My sister-in-law invited my husband and me on a family outing. No big deal, but her destination of choice was an upscale retirement community in north central Florida. I didn’t get it.
“I don’t get it,” I told my sister-in-law. “What’s the big deal?”
“They have a great town center—it looks just like a village in New England! You’ll love it!”
I was less than enthusiastic, but I piled into my brother-in-law’s minivan with the others. And who knew? Maybe it would clear the creative cobwebs.
When the van turned into the town center, I sat up and took it all in. It was a beautiful, if warm, afternoon in late spring. The clouds were marshmallow fluff in a pale blue sky. The Florida sun was laser bright. I had to admit—the place shone like a shiny bauble.
Riotous blooms of white oleander and pink bougainvillea lined clean streets. Neat brick buildings harkened to an earlier century. Throngs of pedestrians tried to keep out of the way of the tricked-out golf carts that darted along the clean streets like crazed Jesus bugs.
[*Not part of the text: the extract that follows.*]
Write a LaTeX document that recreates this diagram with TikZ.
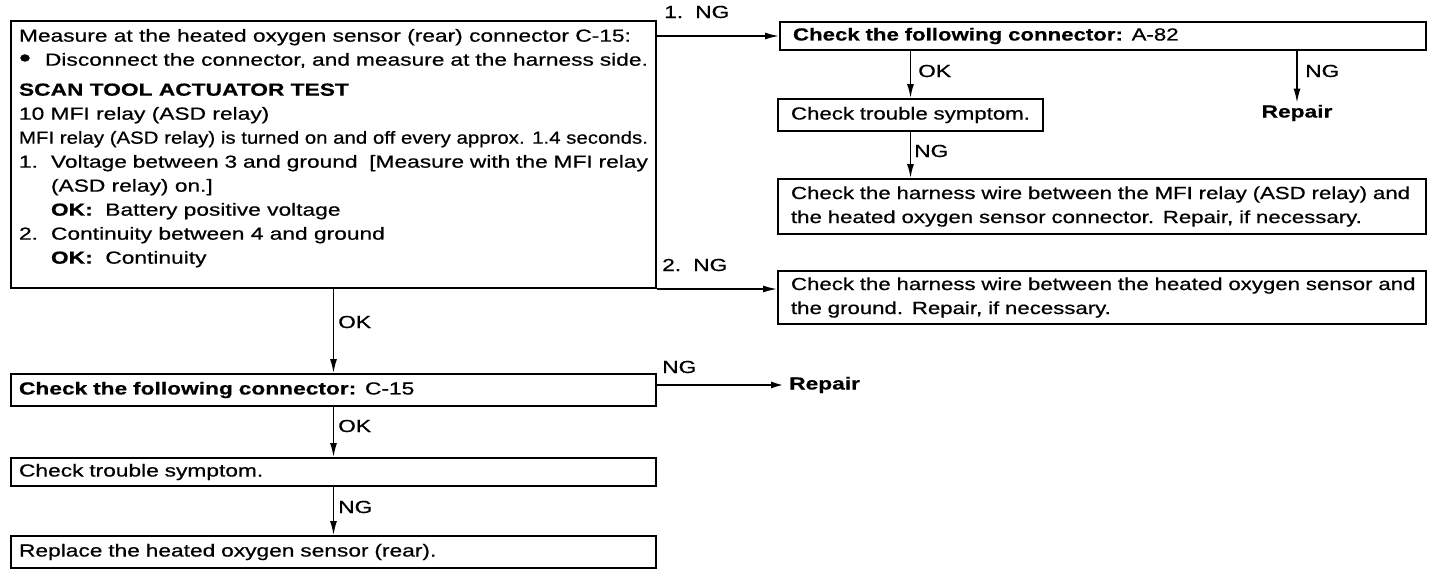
\documentclass[tikz,border=0pt]{standalone}
\usepackage{fontspec}
\usepackage{graphicx}
\setmainfont{Liberation Sans}[FakeStretch=1.3, UprightFeatures={FakeBold=0.6}, BoldFeatures={FakeBold=0.5}]
\newfontfamily\rightfont{Liberation Sans}[FakeStretch=1.27, UprightFeatures={FakeBold=0.6}, BoldFeatures={FakeBold=0.5}]
\usetikzlibrary{arrows.meta}

\tikzset{
  box/.style={draw, line width=2pt, anchor=north west, inner ysep=0pt, align=left},
  rbox/.style={box, inner xsep=13pt, font=\txtsize\rightfont},
  arr/.style={line width=1.5pt, -{Latex[length=14pt,width=7pt]}},
  lbl/.style={inner sep=0pt, anchor=west},
}
\newcommand{\txtsize}{\fontsize{17.5}{24}\selectfont}
\newcommand{\ind}{\hspace*{32pt}}

\begin{document}
\begin{tikzpicture}[x=1pt, y=-1pt, font=\txtsize]
  \useasboundingbox (0,0) rectangle (1440,574);

  % left column
  \node[box, inner xsep=8pt, inner ysep=8pt] (meas) at (10,20) {\parbox[t][251pt][t]{629pt}{\raggedright
    Measure at the heated oxygen sensor (rear) connector C-15:\\
    \makebox[26pt][l]{\raisebox{-1pt}{\scalebox{1.5}{\textbullet}}}Disconnect the connector, and measure at the harness side.\\[6pt]
    \textbf{SCAN TOOL ACTUATOR TEST}\\
    10 MFI relay (ASD relay)\\
    \resizebox{629pt}{\height}{MFI relay (ASD relay) is turned on and off every approx. 1.4 seconds.}\\
    \makebox[32pt][l]{1.}Voltage between 3 and ground\ \ [Measure with the MFI relay\\
    \ind(ASD relay) on.]\\
    \ind\textbf{OK:}\ \ Battery positive voltage\\
    \makebox[32pt][l]{2.}Continuity between 4 and ground\\
    \ind\textbf{OK:}\ \ Continuity}};
  \node[box, inner xsep=8pt, text width=629pt, minimum height=32pt] (conB) at (10,373) {\textbf{Check the following connector:} C-15};
  \node[box, inner xsep=8pt, text width=629pt, minimum height=28pt] (trbB) at (10,457) {Check trouble symptom.};
  \node[box, inner xsep=8pt, text width=629pt, minimum height=32pt] (repl) at (10,535) {Replace the heated oxygen sensor (rear).};

  % right column
  \node[rbox, text width=620pt, minimum height=28pt] (conA) at (779,21) {\textbf{Check the following connector:} A-82};
  \node[rbox, text width=239pt, minimum height=32pt] (trbA) at (777,98) {\mbox{Check trouble symptom.}};
  \node[rbox, text width=622pt, minimum height=55pt] (wireA) at (777,178) {\mbox{Check the harness wire between the MFI relay (ASD relay) and}\\\mbox{the heated oxygen sensor connector. Repair, if necessary.}};
  \node[rbox, text width=622pt, minimum height=53pt] (wireB) at (777,270) {\mbox{Check the harness wire between the heated oxygen sensor and}\\\mbox{the ground. Repair, if necessary.}};
  \node[inner sep=0pt] (repA) at (1297,113) {\textbf{Repair}};
  \node[lbl] (repB) at (789,385) {\textbf{Repair}};

  % labels
  \node[lbl] (ng1) at (664,12) {\makebox[31pt][l]{1.}NG};
  \node[lbl] (ng2) at (662,265) {\makebox[31pt][l]{2.}NG};
  \node[lbl] (ng3) at (662,367) {NG};
  \node[lbl] (okA) at (918,71) {OK};
  \node[lbl] (ngA) at (1305,71) {NG};
  \node[lbl] (ngB) at (914,151) {NG};
  \node[lbl] (okB) at (338,322) {OK};
  \node[lbl] (okC) at (338,426) {OK};
  \node[lbl] (ngC) at (338,507) {NG};

  % connectors
  \draw[arr] (meas.east |- conA.west) -- (conA.west);
  \draw[arr] (meas.south east) -- (meas.south east -| wireB.west);
  \draw[arr] (conA.south -| trbA.north) -- (trbA.north);
  \draw[arr] (conA.south -| repA.north) -- ([yshift=2pt]repA.north);
  \draw[arr] (trbA.south) -- (trbA.south |- wireA.north);
  \draw[arr] (meas.south) -- (conB.north);
  \draw[arr, line width=2.6pt] (conB.east |- repB.west) -- ([xshift=-4pt]repB.west);
  \draw[arr] (conB.south) -- (trbB.north);
  \draw[arr] (trbB.south) -- (repl.north);
\end{tikzpicture}
\end{document}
An artificial paradise—Disney World for the older set.
I wondered what would happen if a murderer set up shop in a place like this upscale retirement community. Wouldn’t that be fun? Wouldn’t that be a lovely place for murder?
As you’ve probably guessed, that’s when I made my ill-considered comment about murder. It was also the precise moment when my novel became real.
That brief visit to the provided me the spark I’d needed, and within a week I was writing the novel that would become Murder in Mystic Cove. The characters that had been banging around inside my head found a cozy home in the murderous town of Mystic Cove, a place of darkness and light, where a serial murderer kills with impunity until…
But I’ve said enough for now. Let me know what you think about Mystic Cove. Do you agree that it’s a lovely place for a murder?
“Paradise looked the same as it had before—people walked the sidewalks, golf carts buzzed and the sunlight dazzled. But appearances deceived. There was a serpent in paradise and last night it had slithered from its hidden place and struck, bringing death to Mel Dick.”~
Guarding the manicured wilds of an exclusive retirement community might seem like exile to a homicide cop. But Addie Gorsky moved to Florida to live with her ailing father, not to chase criminals. In fact, her new job as head of Mystic Cove security is a nice break from all the big-city bloodshed.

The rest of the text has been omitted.